Based on a survey of logging contractors, David Elstone, president of the Spar Tree Group, estimates 1,000 jobs may have been lost due to old growth deferrals in timber harvesting alone. That’s not counting any jobs lost as a result of sawmill or pulp mill closures or curtailments.

“To be fair, reductions in timber harvesting and lumber production are not entirely due to old growth policy and deferrals,” Elstone writes. “Other factors such as the now-past mountain pine beetle epidemic and ongoing wildfires have definitely contributed in part to these decreases.

“However, it is well accepted by industry that old growth deferrals have further challenged industry’s ability to seek out economically viable fibre in an already increasingly constrained fibre supply environment.”

B.C.’s forest industry is necessarily undergoing a major transition from “high volume to high value” production, B.C. Forests Minister Bruce Ralston said at a resource ministers breakfast meeting Thursday.

One major change underway is the way planning is done for working forests. The B.C. government is moving towards a more holistic approach called forest landscape plans.

“They are designed to usher in a new way of managing the land base,” Ralston said. “We’ve updated laws and regulations to embed an eco-system health approach to forest decision-making. And we’ve created the silviculture innovation program to implement more alternatives to clear-cutting, such as selective harvesting, and many operators are already doing that.

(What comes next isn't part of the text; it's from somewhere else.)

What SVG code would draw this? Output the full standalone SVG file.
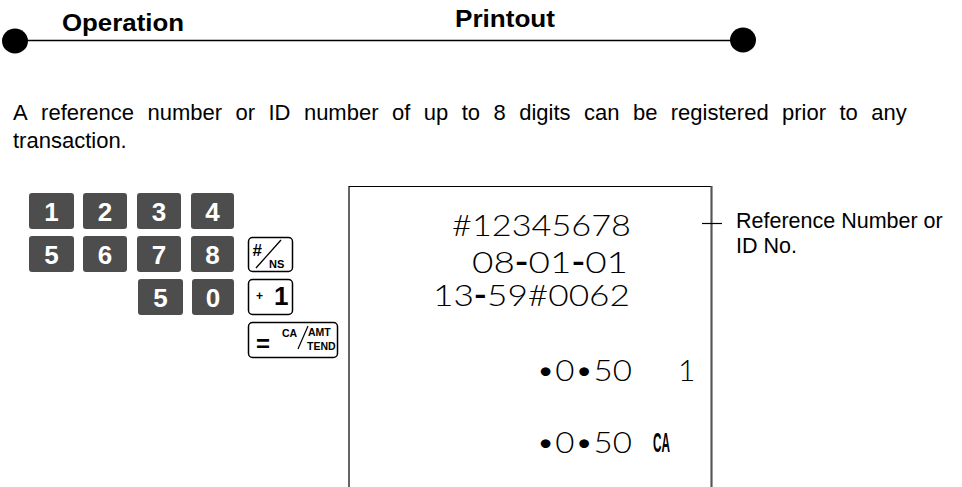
<svg xmlns="http://www.w3.org/2000/svg" width="962" height="487" viewBox="0 0 962 487">
<style>
.hdr{font-family:"Liberation Sans",Arial,sans-serif;font-weight:bold;font-size:23px;fill:#000}
.body{font-family:"Liberation Sans",Arial,sans-serif;font-size:22px;fill:#000}
.lbl{font-family:"Liberation Sans",Arial,sans-serif;font-size:21.5px;fill:#000}
.key{fill:#4d4d4d}
.kd{font-family:"Liberation Sans",Arial,sans-serif;font-weight:bold;font-size:26px;fill:#fff;text-anchor:middle}
.fk{fill:#fff;stroke:#000;stroke-width:1.5}
.fkt{font-family:"Liberation Sans",Arial,sans-serif;font-weight:bold;fill:#000}
.rc{font-family:Lato,Roboto,"Liberation Sans",sans-serif;font-weight:300;font-size:30px;fill:#000}
.dash{font-weight:700}
</style>

<g id="header">
  <line x1="15" y1="40.5" x2="743" y2="40.5" stroke="#000" stroke-width="1.4"/>
  <ellipse cx="15" cy="41" rx="13" ry="12.5" fill="#000"/>
  <ellipse cx="743" cy="40" rx="13" ry="12.5" fill="#000"/>
  <text class="hdr" x="62" y="31" textLength="122" lengthAdjust="spacingAndGlyphs">Operation</text>
  <text class="hdr" x="455" y="27" textLength="100" lengthAdjust="spacingAndGlyphs">Printout</text>
</g>

<g id="description">
  <text class="body" y="120">
    <tspan x="13">A</tspan><tspan x="41.1">reference</tspan><tspan x="147.5">number</tspan><tspan x="235.5">or</tspan><tspan x="268.5">ID</tspan><tspan x="303.9">number</tspan><tspan x="392">of</tspan><tspan x="423.8">up</tspan><tspan x="461.7">to</tspan><tspan x="493.5">8</tspan><tspan x="519.2">digits</tspan><tspan x="584">can</tspan><tspan x="632.9">be</tspan><tspan x="670.8">registered</tspan><tspan x="782">prior</tspan><tspan x="839.5">to</tspan><tspan x="871.3">any</tspan>
  </text>
  <text class="body" x="13" y="148">transaction.</text>
</g>

<g id="keys-numeric">
  <rect class="key" x="29" y="193" width="45" height="36" rx="3"/>
  <rect class="key" x="83" y="193" width="44" height="36" rx="3"/>
  <rect class="key" x="137" y="193" width="44" height="36" rx="3"/>
  <rect class="key" x="191" y="193" width="43" height="36" rx="3"/>
  <rect class="key" x="29" y="236" width="45" height="36" rx="3"/>
  <rect class="key" x="83" y="236" width="44" height="36" rx="3"/>
  <rect class="key" x="137" y="236" width="44" height="36" rx="3"/>
  <rect class="key" x="191" y="236" width="43" height="36" rx="3"/>
  <rect class="key" x="138" y="279" width="45" height="36" rx="3"/>
  <rect class="key" x="192" y="279" width="42" height="36" rx="3"/>
  <text class="kd" x="51.5" y="220.5">1</text>
  <text class="kd" x="105" y="220.5">2</text>
  <text class="kd" x="159" y="220.5">3</text>
  <text class="kd" x="212.5" y="220.5">4</text>
  <text class="kd" x="51.5" y="263.5">5</text>
  <text class="kd" x="105" y="263.5">6</text>
  <text class="kd" x="159" y="263.5">7</text>
  <text class="kd" x="212.5" y="263.5">8</text>
  <text class="kd" x="160.5" y="306.5">5</text>
  <text class="kd" x="213" y="306.5">0</text>
</g>

<g id="key-ns">
  <rect class="fk" x="248.5" y="237.5" width="44" height="34" rx="4"/>
  <text class="fkt" x="252.5" y="256" font-size="17">#</text>
  <line x1="256" y1="268" x2="281" y2="240" stroke="#000" stroke-width="1.3"/>
  <text class="fkt" x="269" y="268" font-size="11">NS</text>
</g>

<g id="key-plus1">
  <rect class="fk" x="248.5" y="279.5" width="44" height="35" rx="4"/>
  <text class="fkt" x="256" y="300" font-size="12">+</text>
  <text class="fkt" x="274" y="305" font-size="26">1</text>
</g>

<g id="key-ca">
  <rect class="fk" x="248.5" y="322.5" width="89" height="35" rx="4"/>
  <text class="fkt" x="256" y="352" font-size="24">=</text>
  <text class="fkt" x="282" y="337" font-size="10.5">CA</text>
  <line x1="298" y1="349" x2="308" y2="326" stroke="#000" stroke-width="1.2"/>
  <text class="fkt" x="308" y="336" font-size="10.5">AMT</text>
  <text class="fkt" x="307" y="350" font-size="10.5">TEND</text>
</g>

<g id="receipt">
  <path d="M349,487 V186.5 H711.5 V487" fill="none" stroke="#000" stroke-width="1.2"/>
  <line x1="711.5" y1="186" x2="711.5" y2="487" stroke="#555" stroke-width="2"/>
  <text class="rc" x="452" y="236" textLength="179" lengthAdjust="spacingAndGlyphs">#12345678</text>
  <text class="rc" x="472" y="273" textLength="156" lengthAdjust="spacingAndGlyphs">08<tspan class="dash">-</tspan>01<tspan class="dash">-</tspan>01</text>
  <text class="rc" x="433" y="306" textLength="197" lengthAdjust="spacingAndGlyphs">13<tspan class="dash">-</tspan>59#0062</text>
  <text class="rc" x="536" y="381" textLength="96" lengthAdjust="spacingAndGlyphs">•0•50</text>
  <text class="rc" x="678" y="381">1</text>
  <text class="rc" x="536" y="453" textLength="96" lengthAdjust="spacingAndGlyphs">•0•50</text>
  <text x="653" y="452" font-family="'Liberation Sans',Arial,sans-serif" font-weight="bold" font-size="27" textLength="17" lengthAdjust="spacingAndGlyphs">CA</text>
</g>

<g id="label-reference">
  <text class="lbl" x="736" y="228">Reference Number or</text>
  <text class="lbl" x="736" y="253">ID No.</text>
</g>

<g id="connectors">
  <line x1="702" y1="223.5" x2="722" y2="223.5" stroke="#000" stroke-width="1.2"/>
</g>
</svg>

“This new approach better manages ecological and cultural values by focusing on the entire forest eco-system – biodiversity, wildlife habitat, watershed health, forest resiliency and forestry. By focusing on forest health, we are also better able to withstand the threat of wildfires in years to come, while providing sustainable jobs for our forest sector.”

To incentivize higher value-added manufacturing, a dedicated fibre supply for small and medium-sized value-added manufacturers has been set aside within BC Timber Sales, and a $180 million BC Manufacturing Jobs Fund supports the retrofitting of “legacy” mills to higher value added products, Ralston said.

Forest landscape planning, which has been trialed in four regions, involve not just the forestry companies, but labour unions, community groups, First Nations, and local environmental groups, Ralston said.

“The vision is that there will be areas which will be economic zones, areas which will be no harvesting, areas where there will be a combination of both," he said.

In a case of making lemonade from the lemons, forestry companies are hoping to gain more access to fire damaged timber from forest fires.

Ralston acknowledged that there may be some economically recoverable fibre left over from forest fire that could be used in B.C. sawmills, pulp mills and pellet plants. He also acknowledged that fire-damaged timber has a “short half-life,” meaning that there is some urgency is getting permits to harvest it.

“I’ve heard concerns expressed by some communities and some companies that that process is not as fast as it could be,” Ralston said. “I’ve certainly made my views known on that.

“Certainly I’m confident that there will consideration on how to do that process and make that burned timber available for harvest.”